Task description ->
Quote each line of the material verbatim, without the pictures.

======== Given information ========

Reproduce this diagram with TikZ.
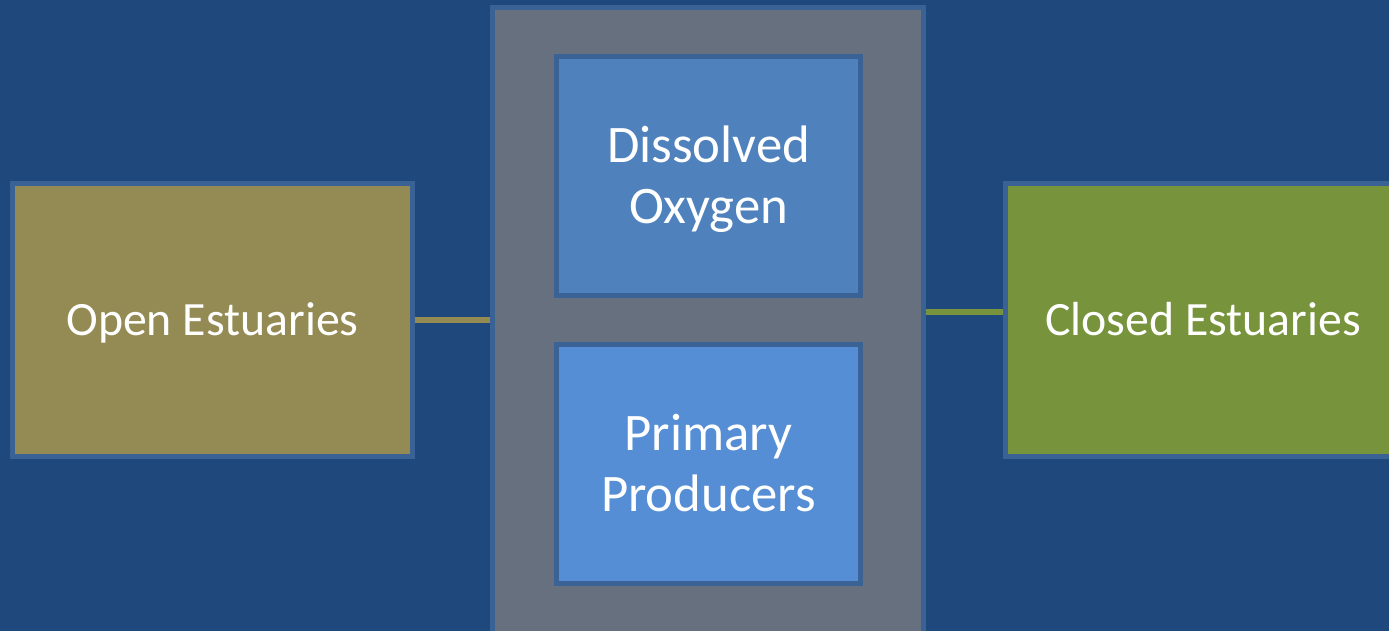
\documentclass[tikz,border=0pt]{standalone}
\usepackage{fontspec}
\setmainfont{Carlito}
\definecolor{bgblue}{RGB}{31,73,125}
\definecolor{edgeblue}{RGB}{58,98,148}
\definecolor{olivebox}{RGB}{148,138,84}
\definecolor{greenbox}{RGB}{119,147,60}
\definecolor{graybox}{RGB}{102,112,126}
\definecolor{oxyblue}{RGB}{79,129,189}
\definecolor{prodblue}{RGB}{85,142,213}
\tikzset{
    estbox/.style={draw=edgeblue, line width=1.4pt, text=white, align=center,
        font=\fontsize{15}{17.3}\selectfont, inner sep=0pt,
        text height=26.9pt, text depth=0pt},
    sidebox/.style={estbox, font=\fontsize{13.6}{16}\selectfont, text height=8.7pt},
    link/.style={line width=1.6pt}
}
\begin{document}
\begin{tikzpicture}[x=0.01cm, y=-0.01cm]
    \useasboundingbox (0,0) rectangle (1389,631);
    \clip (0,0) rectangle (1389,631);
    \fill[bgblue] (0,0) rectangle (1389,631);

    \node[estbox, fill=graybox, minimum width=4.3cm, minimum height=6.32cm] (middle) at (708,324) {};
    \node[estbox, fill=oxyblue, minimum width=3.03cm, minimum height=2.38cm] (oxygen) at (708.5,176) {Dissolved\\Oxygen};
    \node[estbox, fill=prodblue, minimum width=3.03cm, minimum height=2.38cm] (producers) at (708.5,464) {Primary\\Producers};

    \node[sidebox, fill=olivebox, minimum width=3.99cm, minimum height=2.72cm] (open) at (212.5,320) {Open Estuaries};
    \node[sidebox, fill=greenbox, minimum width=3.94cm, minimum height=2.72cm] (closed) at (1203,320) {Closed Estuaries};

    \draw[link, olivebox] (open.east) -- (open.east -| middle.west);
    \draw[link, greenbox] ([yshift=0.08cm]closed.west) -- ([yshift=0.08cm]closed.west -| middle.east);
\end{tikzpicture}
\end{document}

========

Solution to this problem ->
Reproduce this diagram with TikZ.
\documentclass[tikz,border=0pt]{standalone}
\usepackage{fontspec}
\setmainfont{Carlito}
\definecolor{bgblue}{RGB}{31,73,125}
\definecolor{edgeblue}{RGB}{58,98,148}
\definecolor{olivebox}{RGB}{148,138,84}
\definecolor{greenbox}{RGB}{119,147,60}
\definecolor{graybox}{RGB}{102,112,126}
\definecolor{oxyblue}{RGB}{79,129,189}
\definecolor{prodblue}{RGB}{85,142,213}
\tikzset{
    estbox/.style={draw=edgeblue, line width=1.4pt, text=white, align=center,
        font=\fontsize{15}{17.3}\selectfont, inner sep=0pt,
        text height=26.9pt, text depth=0pt},
    sidebox/.style={estbox, font=\fontsize{13.6}{16}\selectfont, text height=8.7pt},
    link/.style={line width=1.6pt}
}
\begin{document}
\begin{tikzpicture}[x=0.01cm, y=-0.01cm]
    \useasboundingbox (0,0) rectangle (1389,631);
    \clip (0,0) rectangle (1389,631);
    \fill[bgblue] (0,0) rectangle (1389,631);

    \node[estbox, fill=graybox, minimum width=4.3cm, minimum height=6.32cm] (middle) at (708,324) {};
    \node[estbox, fill=oxyblue, minimum width=3.03cm, minimum height=2.38cm] (oxygen) at (708.5,176) {Dissolved\\Oxygen};
    \node[estbox, fill=prodblue, minimum width=3.03cm, minimum height=2.38cm] (producers) at (708.5,464) {Primary\\Producers};

    \node[sidebox, fill=olivebox, minimum width=3.99cm, minimum height=2.72cm] (open) at (212.5,320) {Open Estuaries};
    \node[sidebox, fill=greenbox, minimum width=3.94cm, minimum height=2.72cm] (closed) at (1203,320) {Closed Estuaries};

    \draw[link, olivebox] (open.east) -- (open.east -| middle.west);
    \draw[link, greenbox] ([yshift=0.08cm]closed.west) -- ([yshift=0.08cm]closed.west -| middle.east);
\end{tikzpicture}
\end{document}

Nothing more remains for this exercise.